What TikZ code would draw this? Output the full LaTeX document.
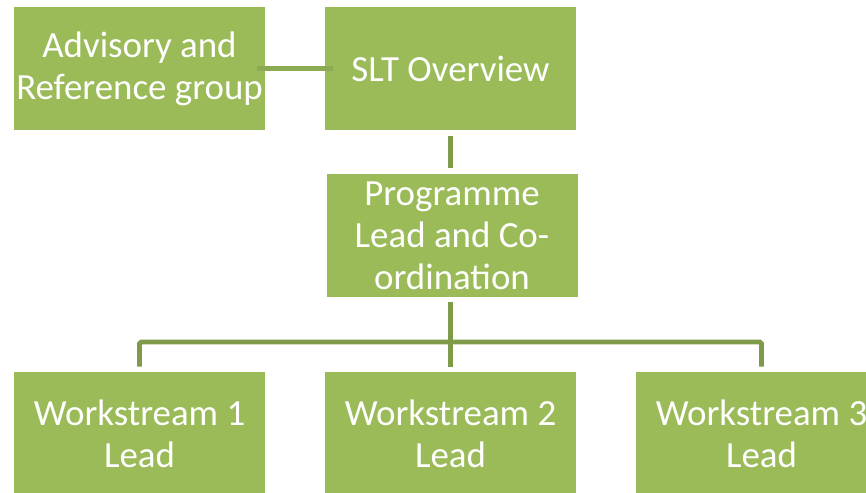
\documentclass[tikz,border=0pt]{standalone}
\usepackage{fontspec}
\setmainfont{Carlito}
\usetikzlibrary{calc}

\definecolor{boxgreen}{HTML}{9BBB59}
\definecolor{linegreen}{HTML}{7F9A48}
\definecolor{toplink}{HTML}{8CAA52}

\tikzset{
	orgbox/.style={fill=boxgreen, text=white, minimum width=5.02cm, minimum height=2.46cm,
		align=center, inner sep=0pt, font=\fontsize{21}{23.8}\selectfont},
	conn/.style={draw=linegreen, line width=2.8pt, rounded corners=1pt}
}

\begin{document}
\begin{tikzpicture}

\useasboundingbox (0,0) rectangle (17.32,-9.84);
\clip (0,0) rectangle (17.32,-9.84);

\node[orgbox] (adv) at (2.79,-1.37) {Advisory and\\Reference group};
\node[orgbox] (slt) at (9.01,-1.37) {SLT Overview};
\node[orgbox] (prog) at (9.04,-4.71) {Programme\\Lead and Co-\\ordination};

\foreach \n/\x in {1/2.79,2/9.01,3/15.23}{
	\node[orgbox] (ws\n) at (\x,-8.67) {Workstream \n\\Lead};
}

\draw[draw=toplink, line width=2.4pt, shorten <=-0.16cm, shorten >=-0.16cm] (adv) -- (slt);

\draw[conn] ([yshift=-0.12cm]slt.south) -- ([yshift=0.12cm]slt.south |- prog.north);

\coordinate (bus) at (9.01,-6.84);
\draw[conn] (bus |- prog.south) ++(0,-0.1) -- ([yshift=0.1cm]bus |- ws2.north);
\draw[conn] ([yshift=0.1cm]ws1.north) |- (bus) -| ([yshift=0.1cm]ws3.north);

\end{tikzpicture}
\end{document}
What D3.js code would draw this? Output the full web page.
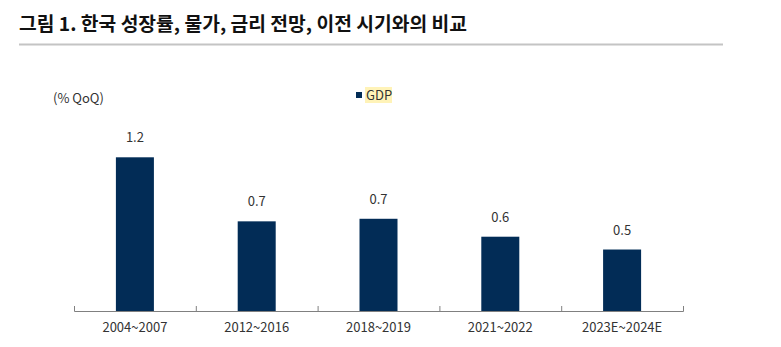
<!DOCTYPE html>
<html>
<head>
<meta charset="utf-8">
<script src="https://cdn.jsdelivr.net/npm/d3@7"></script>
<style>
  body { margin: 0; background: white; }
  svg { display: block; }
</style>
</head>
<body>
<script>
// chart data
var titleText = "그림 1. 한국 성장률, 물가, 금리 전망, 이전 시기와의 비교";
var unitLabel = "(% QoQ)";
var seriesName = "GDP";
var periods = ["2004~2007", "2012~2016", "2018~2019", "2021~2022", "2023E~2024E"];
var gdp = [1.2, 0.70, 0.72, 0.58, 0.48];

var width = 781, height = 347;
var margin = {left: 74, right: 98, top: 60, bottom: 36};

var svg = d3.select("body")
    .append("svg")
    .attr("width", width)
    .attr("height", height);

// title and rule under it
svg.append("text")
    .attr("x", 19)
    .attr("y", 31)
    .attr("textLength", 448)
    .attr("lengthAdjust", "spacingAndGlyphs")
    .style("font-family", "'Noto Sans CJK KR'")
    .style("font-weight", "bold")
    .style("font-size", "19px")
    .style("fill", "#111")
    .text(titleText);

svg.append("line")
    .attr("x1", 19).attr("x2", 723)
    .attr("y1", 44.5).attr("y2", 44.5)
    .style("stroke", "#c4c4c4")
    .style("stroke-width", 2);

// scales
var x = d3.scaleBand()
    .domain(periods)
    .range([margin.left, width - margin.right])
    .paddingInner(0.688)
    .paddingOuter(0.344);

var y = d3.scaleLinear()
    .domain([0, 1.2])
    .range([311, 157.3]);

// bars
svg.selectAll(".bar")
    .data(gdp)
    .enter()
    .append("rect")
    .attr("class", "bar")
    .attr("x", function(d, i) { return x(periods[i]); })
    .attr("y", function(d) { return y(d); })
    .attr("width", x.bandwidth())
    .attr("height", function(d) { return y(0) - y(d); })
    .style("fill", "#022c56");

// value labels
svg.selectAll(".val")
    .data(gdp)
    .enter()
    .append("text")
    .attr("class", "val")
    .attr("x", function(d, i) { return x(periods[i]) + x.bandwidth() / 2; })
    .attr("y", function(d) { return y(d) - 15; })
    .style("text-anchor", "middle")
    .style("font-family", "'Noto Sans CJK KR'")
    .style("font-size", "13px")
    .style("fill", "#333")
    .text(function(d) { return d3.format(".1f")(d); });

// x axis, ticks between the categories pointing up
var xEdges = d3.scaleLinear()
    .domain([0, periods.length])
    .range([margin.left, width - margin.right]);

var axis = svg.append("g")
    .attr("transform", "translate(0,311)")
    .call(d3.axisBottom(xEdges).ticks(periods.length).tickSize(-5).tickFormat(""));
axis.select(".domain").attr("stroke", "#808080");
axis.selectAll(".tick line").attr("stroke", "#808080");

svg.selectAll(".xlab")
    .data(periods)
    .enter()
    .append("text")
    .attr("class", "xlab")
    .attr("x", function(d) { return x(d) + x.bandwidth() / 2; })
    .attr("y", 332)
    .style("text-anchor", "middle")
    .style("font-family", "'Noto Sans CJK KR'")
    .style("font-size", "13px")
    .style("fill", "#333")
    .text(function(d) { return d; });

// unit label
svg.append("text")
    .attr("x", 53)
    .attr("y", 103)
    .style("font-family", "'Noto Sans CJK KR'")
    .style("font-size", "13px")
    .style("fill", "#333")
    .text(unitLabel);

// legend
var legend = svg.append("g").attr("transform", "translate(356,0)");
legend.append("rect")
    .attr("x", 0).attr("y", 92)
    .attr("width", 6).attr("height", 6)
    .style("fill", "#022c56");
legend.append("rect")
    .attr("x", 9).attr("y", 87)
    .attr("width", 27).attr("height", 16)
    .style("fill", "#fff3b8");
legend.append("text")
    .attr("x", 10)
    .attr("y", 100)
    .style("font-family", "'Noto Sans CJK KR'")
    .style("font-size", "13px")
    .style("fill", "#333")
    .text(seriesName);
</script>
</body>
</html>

**YOUR OBJECTIVE**.
Quote the records above exactly, from the first line through the line containing "(adv) -- (slt);", and leave out the pictures.

**WRITTEN RESPONSE**.
What TikZ code would draw this? Output the full LaTeX document.
\documentclass[tikz,border=0pt]{standalone}
\usepackage{fontspec}
\setmainfont{Carlito}
\usetikzlibrary{calc}

\definecolor{boxgreen}{HTML}{9BBB59}
\definecolor{linegreen}{HTML}{7F9A48}
\definecolor{toplink}{HTML}{8CAA52}

\tikzset{
	orgbox/.style={fill=boxgreen, text=white, minimum width=5.02cm, minimum height=2.46cm,
		align=center, inner sep=0pt, font=\fontsize{21}{23.8}\selectfont},
	conn/.style={draw=linegreen, line width=2.8pt, rounded corners=1pt}
}

\begin{document}
\begin{tikzpicture}

\useasboundingbox (0,0) rectangle (17.32,-9.84);
\clip (0,0) rectangle (17.32,-9.84);

\node[orgbox] (adv) at (2.79,-1.37) {Advisory and\\Reference group};
\node[orgbox] (slt) at (9.01,-1.37) {SLT Overview};
\node[orgbox] (prog) at (9.04,-4.71) {Programme\\Lead and Co-\\ordination};

\foreach \n/\x in {1/2.79,2/9.01,3/15.23}{
	\node[orgbox] (ws\n) at (\x,-8.67) {Workstream \n\\Lead};
}

\draw[draw=toplink, line width=2.4pt, shorten <=-0.16cm, shorten >=-0.16cm] (adv) -- (slt);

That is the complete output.